Entre la colère et la déception, l'Espoir
Mes très chers amis,
Malgré mon aphonie de ces derniers temps, j’aimerais profiter de cette journée de grève générale pour vous faire part de mon sentiment prenant et intense, de malaise profond. Ce sentiment est une sensation générale, presque irrationnelle, en tout cas peu explicable, de ras le bol et de dégoût envers ce que chaque jour, l’actualité nous présente. Envers, entre autres, le pouvoir qui est en place, et le non-pouvoir qui n’est pas à sa place.
Un ras le bol contre le chef de l’Etat, dont on a l’impression qu’il ne conduit le pays qu’à des fins strictement politiciennes, de popularité et d’opinion. Le sentiment que rien, absolument rien, ne lui tient honnêtement à cœur. Que sa seule obsession a toujours été, et est encore la popularité. Qu’il ne cherche même pas à faire semblant de cacher les ficelles pourtant grossières de ses pathétiques pirouettes. Ces annonces répétées et pourtant tellement futiles, de mesures par-ci, d’idées par-là, de quelques sous distribués au gré de l’électorat, cachent un dilemme bien plus massif. C’est celui, pourtant maintes fois dénoncé, de l’impotence, de l’obsolescence de l’Etat-nation-Providence face à une crise globale, et générale. C’est celui de l’incapacité chronique du chef de l’Etat à incarner, quelques semaines durant, le rôle du fédérateur et du responsable de crise, calme, charismatique et rassurant.
Des plaintes qui visent aussi, et surtout, la qualité humaniste de notre démocratie prétendue modèle et pionnière. Des interrogations sur la l’indépendance de nos médias, qu’ils soient privés ou publics ; sur l’indépendance de notre justice et la capacité d’un procureur à résister aux pressions politiques davantage qu’un juge d’instruction ; sur la place de notre Parlement dans les institutions de la République, où, cruelle manifestation d’impuissance et ultime recours politique, des députés de l’opposition nouent leur propre bâillon ; sur enfin, la qualité de notre démocratie sociale, en proie au chômage grandissant, à l’expansion du travail misérable.

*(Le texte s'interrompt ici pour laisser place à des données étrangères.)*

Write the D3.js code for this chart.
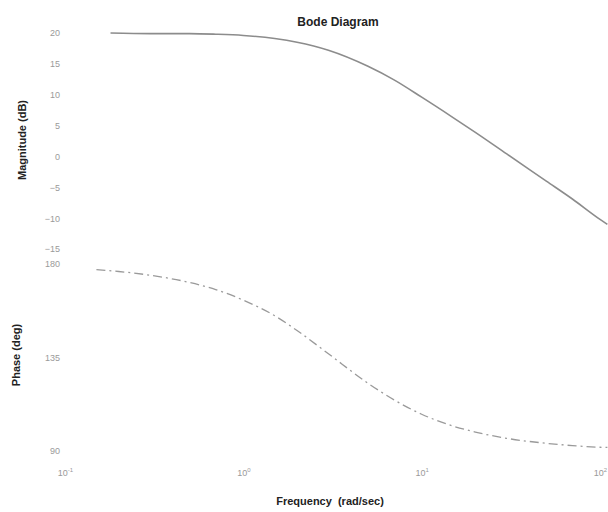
<!DOCTYPE html>
<html>
<head>
<meta charset="utf-8">
<script src="https://cdn.jsdelivr.net/npm/d3@7"></script>
<style>
  body { margin: 0; background: #fff; }
  svg { font-family: "Liberation Sans", Arial, sans-serif; }
</style>
</head>
<body>
<svg id="chart"></svg>
<script>
// values
const magFreq   = [0.18, 0.3, 0.5, 0.7, 1, 1.5, 2, 3, 5, 7, 10, 15, 20, 30, 50, 70, 100, 110];
const magnitude = [20.0, 19.9, 19.9, 19.8, 19.6, 19.1, 18.5, 17.2, 14.6, 12.4, 9.6, 6.3, 3.9, 0.4, -4.0, -6.9, -10.2, -11.0];
const phFreq    = [0.15, 0.2, 0.3, 0.5, 0.7, 1, 1.5, 2, 3, 5, 7, 10, 15, 20, 30, 50, 70, 100, 110];
const phase     = [177.3, 176.4, 174.6, 171.1, 167.7, 162.6, 155.1, 148.0, 136.8, 122.6, 114.6, 107.7, 102.0, 99.1, 96.1, 93.7, 92.6, 91.8, 91.7];
const magTicks   = [20, 15, 10, 5, 0, -5, -10, -15];
const phaseTicks = [180, 135, 90];
const freqTicks  = [0.1, 1, 10, 100];

const W = 608, H = 512;
const svg = d3.select("#chart").attr("width", W).attr("height", H);

const x = d3.scaleLog().domain([0.1, 100]).range([65, 600]);
const yMag = d3.scaleLinear().domain([-15, 20]).range([249, 33]);
const yPh = d3.scaleLinear().domain([90, 180]).range([451, 264]);

const magData = magFreq.map((f, i) => ({ f, v: magnitude[i] }));
const phData = phFreq.map((f, i) => ({ f, v: phase[i] }));

// axes: only labels visible, like the faded scan
const styleAxis = g => {
    g.select(".domain").remove();
    g.selectAll(".tick line").remove();
    g.selectAll("text").attr("fill", "#9a9a9a").style("font-size", "9px");
};

svg.append("g")
    .attr("transform", "translate(62,0)")
    .call(d3.axisLeft(yMag).tickValues(magTicks).tickSize(0).tickPadding(2))
    .call(styleAxis);

svg.append("g")
    .attr("transform", "translate(62,0)")
    .call(d3.axisLeft(yPh).tickValues(phaseTicks).tickSize(0).tickPadding(2))
    .call(styleAxis);

const sup = { "0.1": "-1", "1": "0", "10": "1", "100": "2" };
const xAxis = svg.append("g")
    .attr("transform", "translate(0,464)")
    .call(d3.axisBottom(x).tickValues(freqTicks).tickSize(0).tickFormat(() => ""))
    .call(styleAxis);
xAxis.selectAll(".tick").each(function(d) {
    const t = d3.select(this).append("text")
        .attr("y", 12)
        .attr("text-anchor", "middle")
        .attr("fill", "#9a9a9a")
        .style("font-size", "9px");
    t.append("tspan").text("10");
    t.append("tspan").attr("dy", -4).style("font-size", "6px").text(sup[String(d)]);
});

const line = yScale => d3.line()
    .x(d => x(d.f))
    .y(d => yScale(d.v))
    .curve(d3.curveMonotoneX);

svg.append("path")
    .datum(magData)
    .attr("fill", "none")
    .attr("stroke", "#8c8c8c")
    .attr("stroke-width", 1.6)
    .attr("d", line(yMag));

svg.append("path")
    .datum(phData)
    .attr("fill", "none")
    .attr("stroke", "#9a9a9a")
    .attr("stroke-width", 1.3)
    .attr("stroke-dasharray", "9,4,2,4")
    .attr("d", line(yPh));

svg.append("text")
    .attr("x", 338)
    .attr("y", 26)
    .attr("text-anchor", "middle")
    .style("font-size", "12px")
    .style("font-weight", "bold")
    .attr("fill", "#222")
    .text("Bode Diagram");

svg.append("text")
    .attr("transform", "translate(26,140) rotate(-90)")
    .attr("text-anchor", "middle")
    .style("font-size", "11px")
    .style("font-weight", "bold")
    .attr("fill", "#222")
    .text("Magnitude (dB)");

svg.append("text")
    .attr("transform", "translate(20,355) rotate(-90)")
    .attr("text-anchor", "middle")
    .style("font-size", "11px")
    .style("font-weight", "bold")
    .attr("fill", "#222")
    .text("Phase (deg)");

svg.append("text")
    .attr("x", 330)
    .attr("y", 505)
    .attr("text-anchor", "middle")
    .style("font-size", "11px")
    .style("font-weight", "bold")
    .attr("fill", "#222")
    .attr("xml:space", "preserve")
    .text("Frequency  (rad/sec)");
</script>
</body>
</html>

Tout cela ne peut conduire qu’à l’aggravation des conditions actuelles de notre pays. Jamais, depuis les années 1930, les divisions entre classes sociales, entre professions, entre familles politiques, n’ont été aussi exacerbées. Aussi violentes. Le pouvoir en place s’est appliqué, dans chacune de ses actions, et je l’ai souvent souligné, à diffuser une vision manichéenne de la société, dénonçant les abus des uns, les manques des autres, mais dénonçant toujours. La société française, plus encore qu’en 2007, a besoin d’une concorde. Dehors pourtant, c’est le chaos.
Je ne partage certainement pas les visions de la CGT, ou d’une partie du PS. Mais parce que je m’inquiète pour la démocratie et que je n’ai plus confiance dans le pouvoir en place, je me retourne vers l’opposition. En attendant de retrouver un centre démocrate un peu moins pathétique.
Ce mouvement va plus loin que la droite, le centre et la gauche. C’est un appel à un tournant qui n’a pas été pris. S’il perdure, je le rejoindrai. Aux côté des étudiants, des lycéens, des magistrats, du personnel hospitalier, des professeurs, des journalistes, des postiers, des cheminots, et des juges d’instruction.
Parce que je crois encore en mon pays, en mon continent.